--guided-alignment and tokenization

marian-nmt / marian-dev

Fast Neural Machine Translation in C++ - development repository

https://marian-nmt.github.io

Other

255 stars 125 forks source link

--guided-alignment and tokenization #466

Closed noe closed 5 years ago

noe commented 5 years ago

The documentation about --guided-alignment lacks some details that I would like to confirm:

The corpus fed to the alignment tool (e.g. fast-align) should be tokenized according to the vocabulary files, right? That is, if BPE is used, the alignment should be computed over the BPE-segmented text, correct?
Is it possible at all to use --guided-alignment with the built-in sentencepiece tokenization? How?
Assuming that it's possible, in the resulting alignment information generated by marian-decoder, are the alignment indexes based on the internally segmented source tokens or on the space-separated tokens provided as input?

snukky commented 5 years ago

Yes, word alignments need to be extracted from a text pre-preprocessed in the same way as training data.

The guided alignment can work with SentencePiece, but vocab(s) need to be created first and the data needs to be preprocessed manually. I usually follow these steps:

Start a training with desired configuration but without --guided-alignment and with --after-batches 1 to get created vocab.spm, the training will stop after first update.
Preprocess the data manually, e.g. ./build/spm_encode --model=vocab.spm < raw.src > prep.src and generate alignments with fast-align or a RNN model.
Start the final training on clean directory providing previously generated vocabs and word alignments.

The same approach we use for preparing files for --data-weighting if we use the built-in SentencePiece.

Word alignments produced by marian-decoder are for segmented source and target sentences.

noe commented 5 years ago

Thanks a lot for the details.

Is there any reason to use marian (step 1) to get the sentencepiece vocabularies instead of directly calling spm_train ?

snukky commented 5 years ago

No particular reason, spm_train can be used directly.

noe commented 5 years ago

marian-decoder should receive unsegmented text as input (so that it performs the built-in sentencepiece segmentation), right?

If we should feed unsegmented text and the alignments are for segmented source and target, how can we convert subword alignment indexes to word (i.e. space-separated tokens) indexes?

snukky commented 5 years ago

This is not yet available in Marian. A possible solution is to write a script, which segments input and output sentences with spm_encode and uses segmented texts to convert subword-level alignments to word-level alignments.

emjotde commented 5 years ago

The Marian vocabulary generation used to be a bit smarter than the previous SentencePiece code, it does reservoir sampling over both corpora files when the vocabulary name is the same for both languages.
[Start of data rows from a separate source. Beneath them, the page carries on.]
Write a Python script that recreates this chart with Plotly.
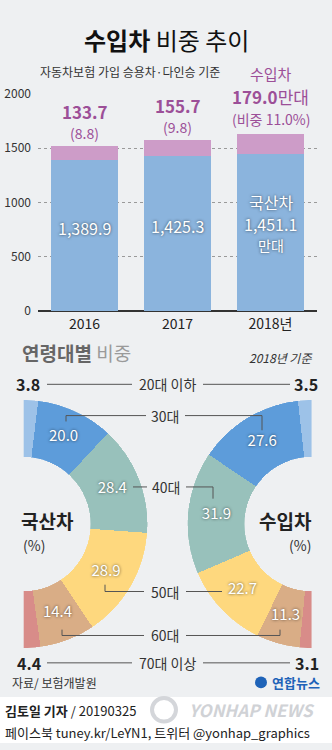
import plotly.graph_objects as go

W, H = 332, 750
FONT = "Noto Sans CJK KR"

# ---- data -------------------------------------------------------------
years = ["2016", "2017", "2018"]
year_ticks = ["2016", "2017", "2018년"]
domestic = [1389.9, 1425.3, 1451.1]        # 국산차, 만대
imported = [133.7, 155.7, 179.0]           # 수입차, 만대
import_share = [8.8, 9.8, 11.0]            # 수입차 비중, %

age_groups = ["20대 이하", "30대", "40대", "50대", "60대", "70대 이상"]
domestic_age = [3.8, 20.0, 28.4, 28.9, 14.4, 4.4]   # 국산차, %
imported_age = [3.5, 27.6, 31.9, 22.7, 11.3, 3.1]   # 수입차, %

# ---- styles -----------------------------------------------------------
BG = "#eef0f2"
BLUE_BAR = "#8bb4dd"
PINK_BAR = "#cd9cc8"
PURPLE = "#9c4f98"
DARK = "#222222"
LINE = "#555555"
age_colors = ["#9dc2e8", "#5d9cda", "#98c1bb", "#fed87e", "#d9ad86", "#d88c89"]
SHADOW = "0px 0px 3px rgba(0,0,0,0.65)"


def px(x):
    return x / W


def py(y):
    return 1 - y / H


def ring_angles(vals):
    total = sum(vals)
    widths = [v / total * 180 for v in vals]
    mids, acc = [], 0.0
    for w in widths:
        mids.append(acc + w / 2)
        acc += w
    return mids, widths


fig = go.Figure()

# ---- stacked bars -----------------------------------------------------
fig.add_trace(go.Bar(x=years, y=domestic, marker_color=BLUE_BAR, width=0.72,
                     marker_line_width=0, hoverinfo="skip"))
fig.add_trace(go.Bar(x=years, y=imported, marker_color=PINK_BAR, width=0.72,
                     marker_line_width=0, hoverinfo="skip"))

# ---- half rings -------------------------------------------------------
for vals, subplot in [(domestic_age, "polar"), (imported_age, "polar2")]:
    mids, widths = ring_angles(vals)
    fig.add_trace(go.Barpolar(r=[1] * len(vals), theta=mids, width=widths,
                              marker_color=age_colors, marker_line_width=0,
                              subplot=subplot, hoverinfo="skip"))
    inner_text = [f"{v:.1f}" if 0 < i < len(vals) - 1 else ""
                  for i, v in enumerate(vals)]
    fig.add_trace(go.Scatterpolar(r=[0.5] * len(vals), theta=mids, mode="text",
                                  text=inner_text, subplot=subplot,
                                  textfont=dict(family=FONT, size=15, color="white",
                                                shadow=SHADOW),
                                  hoverinfo="skip"))

annotations = []
shapes = []


def text(x, y, s, size, color=DARK, anchor="center", **kw):
    annotations.append(dict(x=px(x), y=py(y), xref="paper", yref="paper", text=s,
                            showarrow=False, xanchor=anchor, yanchor="middle",
                            font=dict(family=FONT, size=size, color=color, **kw)))


def bar_label(i, yval, s, size, color, shift, anchor="middle", **kw):
    annotations.append(dict(x=i, y=yval, xref="x", yref="y", text=s, showarrow=False,
                            yanchor=anchor, yshift=shift,
                            font=dict(family=FONT, size=size, color=color, **kw)))


def hline(x0, x1, y):
    shapes.append(dict(type="line", xref="paper", yref="paper", x0=px(x0), x1=px(x1),
                       y0=py(y), y1=py(y), line=dict(color=LINE, width=1)))


def vline(x, y0, y1):
    shapes.append(dict(type="line", xref="paper", yref="paper", x0=px(x), x1=px(x),
                       y0=py(y0), y1=py(y1), line=dict(color=LINE, width=1)))


# footer background
shapes.append(dict(type="rect", xref="paper", yref="paper", x0=0, x1=1,
                   y0=0, y1=py(703), fillcolor="white", line_width=0, layer="below"))

# ---- titles -----------------------------------------------------------
text(166, 30, "<b>수입차</b> 비중 추이", 24, color="#111111")
text(38, 63, "자동차보험 가입 승용차·다인승 기준", 12, color="#333333", anchor="left")

# ---- bar value labels -------------------------------------------------
for i in range(len(years)):
    total = domestic[i] + imported[i]
    if i < 2:
        bar_label(i, total, f"({import_share[i]:.1f})", 14, PURPLE, 1, "bottom")
        bar_label(i, total, f"<b>{imported[i]:.1f}</b>", 17, PURPLE, 20, "bottom")
        bar_label(i, domestic[i] / 2, f"{domestic[i]:,.1f}", 16, "white", 8, shadow=SHADOW)
    else:
        bar_label(i, total, f"(비중 {import_share[i]:.1f}%)", 14, PURPLE, 3, "bottom")
        bar_label(i, total, f"<b>{imported[i]:.1f}</b>만대", 17, PURPLE, 23, "bottom")
        bar_label(i, total, "수입차", 15, PURPLE, 48, "bottom")
        bar_label(i, domestic[i] / 2, "국산차", 16, "white", 30, shadow=SHADOW)
        bar_label(i, domestic[i] / 2, f"{domestic[i]:,.1f}", 16, "white", 8, shadow=SHADOW)
        bar_label(i, domestic[i] / 2, "만대", 14, "white", -13, shadow=SHADOW)

# ---- age section ------------------------------------------------------
annotations.append(dict(x=px(20), y=py(350), xref="paper", yref="paper", showarrow=False,
                        xanchor="left", yanchor="middle",
                        text="<b>연령대별</b> <span style='color:#9a9a9a'>비중</span>",
                        font=dict(family=FONT, size=19, color="#666666")))
text(314, 356, "2018년 기준", 12, color="#333333", anchor="right", style="italic")

text(19, 522, "<b>국산차</b>", 19, anchor="left")
text(21, 547, "(%)", 14, color="#333333", anchor="left")
text(314, 522, "<b>수입차</b>", 19, anchor="right")
text(313, 547, "(%)", 14, color="#333333", anchor="right")

# row: 20대 이하
text(42, 383, f"<b>{domestic_age[0]:.1f}</b>", 16, anchor="right")
hline(47, 132, 383)
text(167, 383, age_groups[0], 14, color="#333333")
hline(203, 290, 383)
text(292, 383, f"<b>{imported_age[0]:.1f}</b>", 16, anchor="left")

# row: 30대
text(165, 415, age_groups[1], 14, color="#333333")
hline(66, 146, 415)
vline(66, 415, 421)
hline(185, 262, 415)
vline(262, 415, 430)

# row: 40대
text(166, 488, age_groups[2], 14, color="#333333")
hline(133, 147, 488)
hline(186, 213, 488)
vline(213, 488, 500)

# row: 50대
text(165, 595, age_groups[3], 14, color="#333333")
hline(105, 144, 595)
vline(105, 588, 595)
hline(186, 222, 595)

# row: 60대
text(165, 640, age_groups[4], 14, color="#333333")
hline(62, 144, 640)
vline(62, 634, 640)
hline(186, 280, 640)
vline(280, 634, 640)

# row: 70대 이상
text(43, 668, f"<b>{domestic_age[5]:.1f}</b>", 16, anchor="right")
hline(47, 132, 668)
text(167, 668, age_groups[5], 14, color="#333333")
hline(203, 290, 668)
text(293, 668, f"<b>{imported_age[5]:.1f}</b>", 16, anchor="left")

# ---- source & credits -------------------------------------------------
text(10, 688, "자료/ 보험개발원", 12, color="#333333", anchor="left")
shapes.append(dict(type="circle", xref="paper", yref="paper", x0=px(255), x1=px(267),
                   y0=py(694), y1=py(682), fillcolor="#1e63b8", line_width=0))
text(270, 688, "<b>연합뉴스</b>", 13, color="#1e63b8", anchor="left")

shapes.append(dict(type="circle", xref="paper", yref="paper", x0=px(152), x1=px(176),
                   y0=py(728), y1=py(704), fillcolor="rgba(0,0,0,0)",
                   line=dict(color="#d4d6da", width=4)))
text(252, 716, "<b><i>YONHAP NEWS</i></b>", 17, color="#d0d2d6")
text(3, 717, "<b>김토일 기자</b> / 20190325", 13, color="#222222", anchor="left")
text(3, 739, "페이스북 tuney.kr/LeYN1, 트위터 @yonhap_graphics", 13, color="#222222", anchor="left")

# ---- layout -----------------------------------------------------------
fig.update_layout(
    width=W, height=H, autosize=False,
    margin=dict(l=0, r=0, t=0, b=0),
    paper_bgcolor=BG, plot_bgcolor="rgba(0,0,0,0)",
    showlegend=False, barmode="stack",
    font=dict(family=FONT, color=DARK),
    xaxis=dict(type="category", domain=[px(38), px(317)], range=[-0.5, 2.5],
               tickvals=years, ticktext=year_ticks, showgrid=False, showline=False,
               ticks="", tickfont=dict(size=14, color=DARK), ticklabelstandoff=3,
               fixedrange=True),
    yaxis=dict(domain=[py(308), py(86)], range=[0, 2000],
               tickvals=[0, 500, 1000, 1500, 2000], showgrid=True,
               gridcolor="#9a9a9a", griddash="dot", gridwidth=1,
               zeroline=True, zerolinecolor="#333333", zerolinewidth=1.5,
               showline=False, ticks="", tickfont=dict(size=12, color="#333333"),
               ticklabelstandoff=6, fixedrange=True),
    polar=dict(domain=dict(x=[px(22), px(149)], y=[py(653), py(399)]),
               sector=[-90, 90], hole=0.54, bgcolor="rgba(0,0,0,0)",
               radialaxis=dict(visible=False, range=[0, 1]),
               angularaxis=dict(visible=False, rotation=90, direction="clockwise")),
    polar2=dict(domain=dict(x=[px(186), px(313)], y=[py(653), py(399)]),
                sector=[90, 270], hole=0.54, bgcolor="rgba(0,0,0,0)",
                radialaxis=dict(visible=False, range=[0, 1]),
                angularaxis=dict(visible=False, rotation=90, direction="counterclockwise")),
    annotations=annotations,
    shapes=shapes,
)

fig.write_html("out.html")
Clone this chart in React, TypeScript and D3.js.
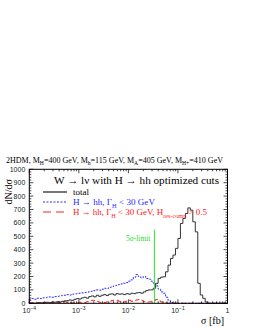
import React, { useEffect, useRef } from "react";
import * as d3 from "d3";

// histogram binning: log-uniform bins from 1e-4 to 1 fb
const binsPerDecade = 20;
const xDomain = [1e-4, 1];

// bin contents (80 bins)
const totalCounts = [
  0, 2, 0, 3, 5, 2, 5, 8, 5, 10, 8, 12, 10, 15, 18, 20, 25, 22, 30, 35,
  32, 40, 45, 38, 50, 55, 48, 60, 52, 60, 65, 58, 68, 70, 62, 72, 68, 70, 65, 72,
  68, 75, 72, 78, 80, 75, 85, 95, 100, 100, 112, 149, 186, 195, 198, 235, 285, 335, 360, 410,
  484, 596, 633, 670, 712, 695, 608, 533, 149, 62, 37, 10, 0, 0, 0, 0, 0, 0, 0, 0,
];
const hhCounts = [
  30, 35, 30, 38, 35, 40, 42, 45, 48, 45, 50, 52, 55, 58, 60, 65, 62, 68, 70, 72,
  75, 78, 80, 82, 88, 90, 95, 100, 98, 105, 112, 110, 118, 125, 130, 135, 140, 145, 150, 155,
  165, 175, 195, 215, 200, 190, 200, 185, 180, 165, 150, 130, 105, 85, 75, 45, 20, 5, 0, 0,
  0, 0, 0, 0, 0, 0, 0, 0, 0, 0, 0, 0, 0, 0, 0, 0, 0, 0, 0, 0,
];
const resCompCounts = [
  5, 3, 8, 5, 3, 6, 8, 4, 5, 8, 10, 6, 4, 8, 12, 6, 5, 3, 2, 4,
  8, 5, 6, 12, 18, 22, 20, 14, 8, 10, 6, 10, 12, 20, 25, 22, 15, 8, 10, 18,
  22, 15, 20, 25, 28, 22, 12, 8, 10, 15, 20, 28, 18, 10, 5, 2, 0, 0, 0, 0,
  0, 0, 0, 0, 0, 0, 0, 0, 0, 0, 0, 0, 0, 0, 0, 0, 0, 0, 0, 0,
];

const yTicks = [0, 100, 200, 300, 400, 500, 600, 700, 800, 900, 1000];
const xTickExponents = [-4, -3, -2, -1, 0];

const limitSigma = 0.0335;
const limitHeight = 550;

type Part = [string, "n" | "sub" | "sup"];

// text with sub/superscripts as tspans; optional fitted width
function richText(
  g: any,
  x: number,
  y: number,
  parts: Part[],
  size: number,
  fill: string,
  anchor = "start",
  width?: number
) {
  const t = g
    .append("text")
    .attr("x", x)
    .attr("y", y)
    .attr("font-family", "Liberation Serif, Times New Roman, serif")
    .attr("font-size", size)
    .attr("fill", fill)
    .attr("text-anchor", anchor);
  if (width) t.attr("textLength", width).attr("lengthAdjust", "spacingAndGlyphs");
  let shift = 0;
  parts.forEach(([s, kind]) => {
    const target = kind === "sub" ? size * 0.3 : kind === "sup" ? -size * 0.4 : 0;
    t.append("tspan")
      .attr("dy", target - shift)
      .attr("font-size", kind === "n" ? size : size * 0.7)
      .text(s);
    shift = target;
  });
  return t;
}

const App = () => {
  const chartRef = useRef<SVGSVGElement>(null);

  useEffect(() => {
    const svg = d3.select(chartRef.current);
    svg.selectAll("*").remove();

    const left = 29.3, right = 227.5, top = 169.3, bottom = 303.3;

    const x = d3.scaleLog().domain(xDomain).range([left, right]);
    const y = d3.scaleLinear().domain([0, 1000]).range([bottom, top]);

    const edges = d3.range(totalCounts.length + 1).map((i) => Math.pow(10, -4 + i / binsPerDecade));

    const stepLine = (counts: number[]) => {
      const pts: [number, number][] = [[edges[0], 0]];
      counts.forEach((c, i) => pts.push([edges[i], c]));
      pts.push([edges[counts.length], counts[counts.length - 1]]);
      return d3
        .line<[number, number]>()
        .x((d) => x(d[0]))
        .y((d) => y(d[1]))
        .curve(d3.curveStepAfter)(pts);
    };

    const sans = "Liberation Sans, Arial, sans-serif";

    // histograms
    svg.append("path")
      .attr("d", stepLine(resCompCounts))
      .attr("fill", "none")
      .attr("stroke", "#ff2020")
      .attr("stroke-width", 1)
      .attr("stroke-dasharray", "5,3");

    svg.append("path")
      .attr("d", stepLine(hhCounts))
      .attr("fill", "none")
      .attr("stroke", "#2a2aff")
      .attr("stroke-width", 1)
      .attr("stroke-dasharray", "2,1.5");

    svg.append("path")
      .attr("d", stepLine(totalCounts))
      .attr("fill", "none")
      .attr("stroke", "#333")
      .attr("stroke-width", 1);

    // 5 sigma limit
    svg.append("line")
      .attr("x1", x(limitSigma)).attr("x2", x(limitSigma))
      .attr("y1", y(0)).attr("y2", y(limitHeight))
      .attr("stroke", "#22ee22")
      .attr("stroke-width", 1);
    richText(svg, x(limitSigma) - 4, 241, [["5σ-limit", "n"]], 7.5, "#22dd22", "end");

    // frame
    svg.append("rect")
      .attr("x", left).attr("y", top)
      .attr("width", right - left).attr("height", bottom - top)
      .attr("fill", "none").attr("stroke", "#000").attr("stroke-width", 1);

    const ticks = svg.append("g").attr("stroke", "#000").attr("stroke-width", 0.7);

    // y ticks (major every 100, minor every 20)
    d3.range(0, 1001, 20).forEach((v) => {
      const len = v % 100 === 0 ? 4 : 2;
      ticks.append("line").attr("x1", left).attr("x2", left + len).attr("y1", y(v)).attr("y2", y(v));
      ticks.append("line").attr("x1", right).attr("x2", right - len).attr("y1", y(v)).attr("y2", y(v));
    });

    // x log ticks
    xTickExponents.forEach((e) => {
      if (e === 0) return;
      for (let m = 1; m <= 9; m++) {
        const v = m * Math.pow(10, e);
        const len = m === 1 ? 4 : 2;
        ticks.append("line").attr("x1", x(v)).attr("x2", x(v)).attr("y1", bottom).attr("y2", bottom - len);
        ticks.append("line").attr("x1", x(v)).attr("x2", x(v)).attr("y1", top).attr("y2", top + len);
      }
    });

    // y tick labels
    svg.append("g")
      .selectAll("text")
      .data(yTicks)
      .join("text")
      .attr("x", left - 4)
      .attr("y", (d) => y(d) + 2.5)
      .attr("text-anchor", "end")
      .attr("font-family", sans)
      .attr("font-size", 7)
      .attr("fill", "#222")
      .text((d) => d);

    // x tick labels
    xTickExponents.forEach((e) => {
      const t = svg.append("text")
        .attr("x", x(Math.pow(10, e)))
        .attr("y", 313)
        .attr("text-anchor", "middle")
        .attr("font-family", sans)
        .attr("font-size", 7)
        .attr("fill", "#222");
      if (e === 0) {
        t.text("1");
      } else {
        t.append("tspan").text("10");
        t.append("tspan").attr("dy", -3).attr("font-size", 5).text("\u2212" + -e);
      }
    });

    // axis titles
    richText(svg, 224, 324, [["σ [fb]", "n"]], 10, "#000", "end");
    richText(svg, 0, 0, [["dN/dσ", "n"]], 10, "#000", "end")
      .attr("transform", "translate(12,179) rotate(-90)");

    // headers
    richText(svg, 6, 163, [
      ["2HDM, M", "n"], ["H", "sub"], ["=400 GeV, M", "n"], ["h", "sub"],
      ["=115 GeV, M", "n"], ["A", "sub"], ["=405 GeV, M", "n"], ["H+", "sub"], ["=410 GeV", "n"],
    ], 8, "#000", "start", 217);
    richText(svg, 54, 184, [["W → lν with H → hh optimized cuts", "n"]], 10.5, "#000", "start", 165);

    // legend
    const legend = [
      { parts: [["total", "n"]] as Part[], color: "#555", text: "#000", dash: null, y: 192, w: 0 },
      { parts: [["H → hh, Γ", "n"], ["H", "sub"], [" < 30 GeV", "n"]] as Part[], color: "#2a2aff", text: "#2a2aff", dash: "2,1.5", y: 202, w: 82 },
      { parts: [["H → hh, Γ", "n"], ["H", "sub"], [" < 30 GeV, H", "n"], ["res-comp", "sub"], [" > 0.5", "n"]] as Part[], color: "#ff2020", text: "#ff2020", dash: "8,5", y: 212, w: 134 },
    ];
    legend.forEach((l) => {
      svg.append("line")
        .attr("x1", 43).attr("x2", 67).attr("y1", l.y).attr("y2", l.y)
        .attr("stroke", l.color)
        .attr("stroke-width", l.dash ? 1 : 1.6)
        .attr("stroke-dasharray", l.dash);
      richText(svg, 73, l.y + 3, l.parts, 9, l.text, "start", l.w || undefined);
    });
  }, []);

  return (
    <svg
      ref={chartRef}
      width={253}
      height={327}
      style={{ position: "absolute", left: 0, top: 0, background: "#fff" }}
    />
  );
};

export default App;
That makes sure that the distribution of samples is uniform over the entire corpora files.

I think newer SentencePiece version to that now too. Our fork of SentencePiece is not updated yet.

emjotde commented 5 years ago

I guess we can close this one?

520jefferson commented 5 years ago

https://github.com/marian-nmt/marian-dev/issues/466#issuecomment-513204668 @snukky Hi, do you have a example about using data-weighting, I don't have an intuitive sense of how to assign weights. BTW, can you recommend some relevant papres about data-weighting? Thank you!

emjotde commented 5 years ago

@520jefferson What are you trying to achieve?

520jefferson commented 5 years ago

@emjotde i try to add some slot in src and tgt parallel sentences (mainly replace number,time,url etc) in preprocessing before training. in decoding step, if the numbers of the sentence will be replaced by different slots ,then decoding. after decoding, the slots will be replaced by slot translating results respectively. for example( i use ##NUM##flag to represent slot, flag can be 0,1,2,3...)

src: ##NUM##0 ##NUM##1 translating result:##NUM##0 ##NUM##0 but i expect this: ##NUM##1 *** ##NUM##0

the slot in src can't be translated into related slot in some cases in tgt in decoding step. So i think may be i can enhance the weighting of slot feature.